KPU partners with NEC to provide students with degree opportunities

Tue, Jul 21, 2020

Students studying Indigenous land stewardship at the Native Education College (NEC) in Vancouver can now transfer their certificate into the Horticulture Urban Ecosystems bachelor’s degree at Kwantlen Polytechnic University.


The new partnership agreement will allow students to count the Indigenous Land Stewardship certificate from the Vancouver-based NEC towards the KPU degree.
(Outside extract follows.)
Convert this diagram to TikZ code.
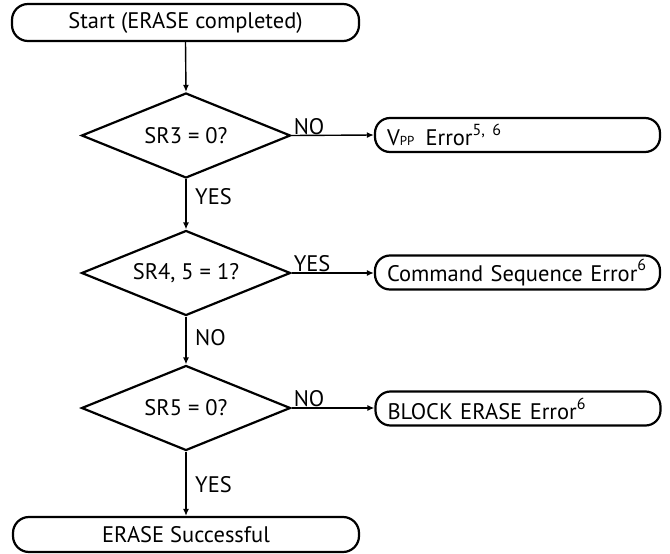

“The need for new leaders to build a better, greener world has never been more urgent. Students at NEC who want to expand their knowledge base and skillset in land stewardship now have a fantastic opportunity with this partnership,” says David Tracey, instructor and coordinator at NEC.


We felt the strong synergies between the Indigenous Land Stewardship program at NEC and the Horticulture Urban Ecosystems program at KPU were worth connecting,” says Dr. Steve Cardwell, KPU’s vice president, students. “We’re proud to partner with the NEC to assist their students in obtaining degrees that will help them maintain ecosystem health and build resilience for their communities.”


“Students from the Indigenous land stewardship program will benefit greatly from the facilities and resources of KPU’s Department of Horticulture,” says Dr. Kathy Dunster, an instructor in the Horticulture Urban Ecosystems program.


From greenhouses to a rooftop research garden and the Logan Creek floodplain forest and salmon stream post-colonial ecosystem repair project, we have many opportunities on our Langley campus for hands-on experiential education,” she says. 


Dunster says the agreement supports the United Nations’ Sustainable Development Goals, including eliminating poverty and hunger, equal access to education and clean water, protecting all life on land and finding decent work.


A key sustainable development goal is creating partnerships to achieve all the goals,” she says. “This partnership between NEC and KPU will strengthen our commitment to Indigenous people and their rights to social and environmental justice, which includes the scientific and Indigenous knowledge to achieve food sovereignty, and land and water protection.”